Church in Brazil gives Lent environmental focus

Posted Feb 11, 2016

[Anglican Communion News Service] The Anglican Church in Brazil – the Igreja Episcopal Anglicana do Brasil – has teamed up with its national ecumenical partners to focus on the environment in the run-up to Easter. In his Lent message, the Primate of Brazil, Archbishop Francisco de Assis da Silva, says that members of the National Council of Christian Churches in Brazil had adopted Our Common Home: Our Responsibility as their theme for their Lent reflections.

“This topic is a recurrent theme not only in the Anglican Communion but in the World Council of Churches, in the Orthodox Church, as well as in in other religions,” Archbishop da Silva says. “Our society is more and more concerned with the course our civilization is taking in terms of the sustainability of life.

“To take care of nature is to have proactive attitudes in the care of the environment, and it is an essential part of our witness as Anglicans. This is imperative for us as individuals, as well as communities, dioceses, and provinces.
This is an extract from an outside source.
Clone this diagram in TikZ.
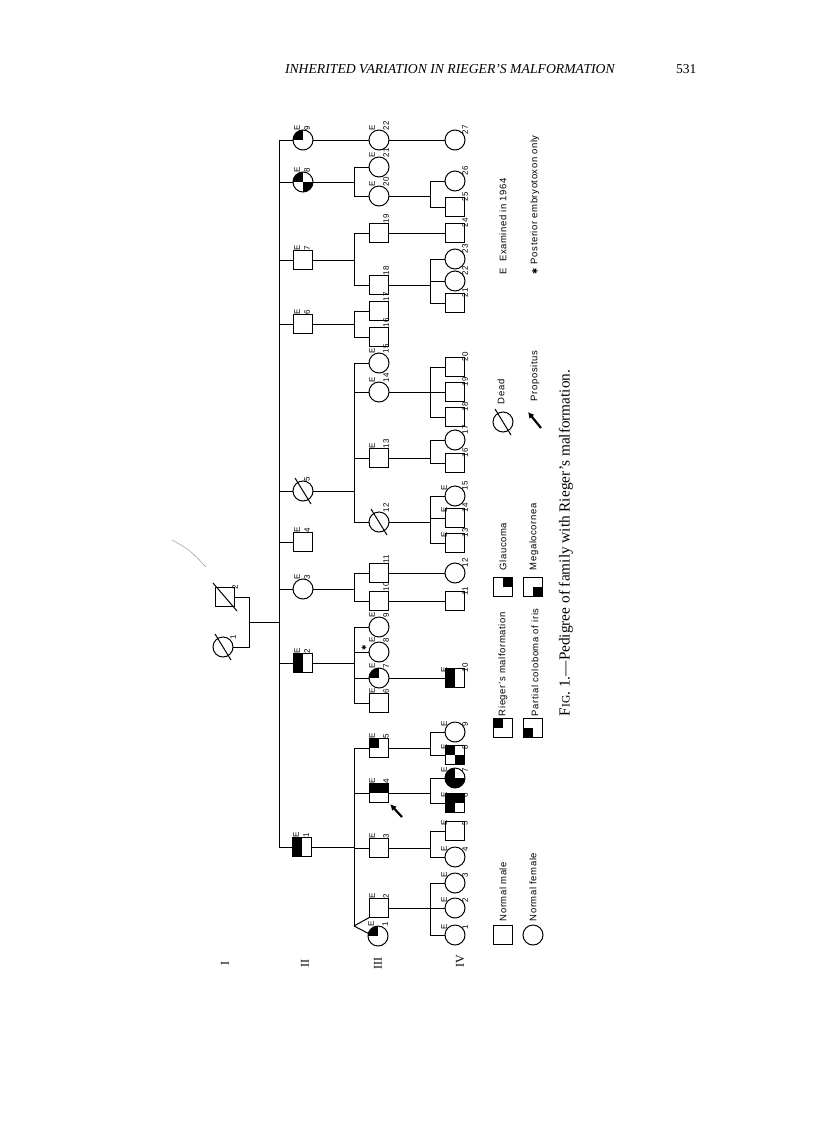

“In order to confront the neglect of the environment, it requires that we exercise our civil duty as citizens that we demand from our political leaders the use of adequate resources to improve the quality of life of the people. This means to ask that the well-being of the society as a whole be prioritized instead of fostering a culture of profits for the sake of profiting.”

Archbishop da Silva said that a “lack of public policies regarding basic sanitation and waste Management” was the fundamental cause of the spread of the Zika and Chikungunya viruses, along with “the responsible way in which the sources and courses of our rivers and springs are managed.”

He continued: “All this could be overcome with education and public policies that take into consideration the preservation of the environment.”

He recommended the Anglican Communion Environmental Network’s Carbon Fast for Lent with its forty challenges to “reduce actions that damage God’s creation” along with daily scripture and prayer. “I recommend that these challenges be taken on by the whole Church,” he said. “These are simple steps and gestures that reduce carbon emissions, one of the main causes of the climate change.”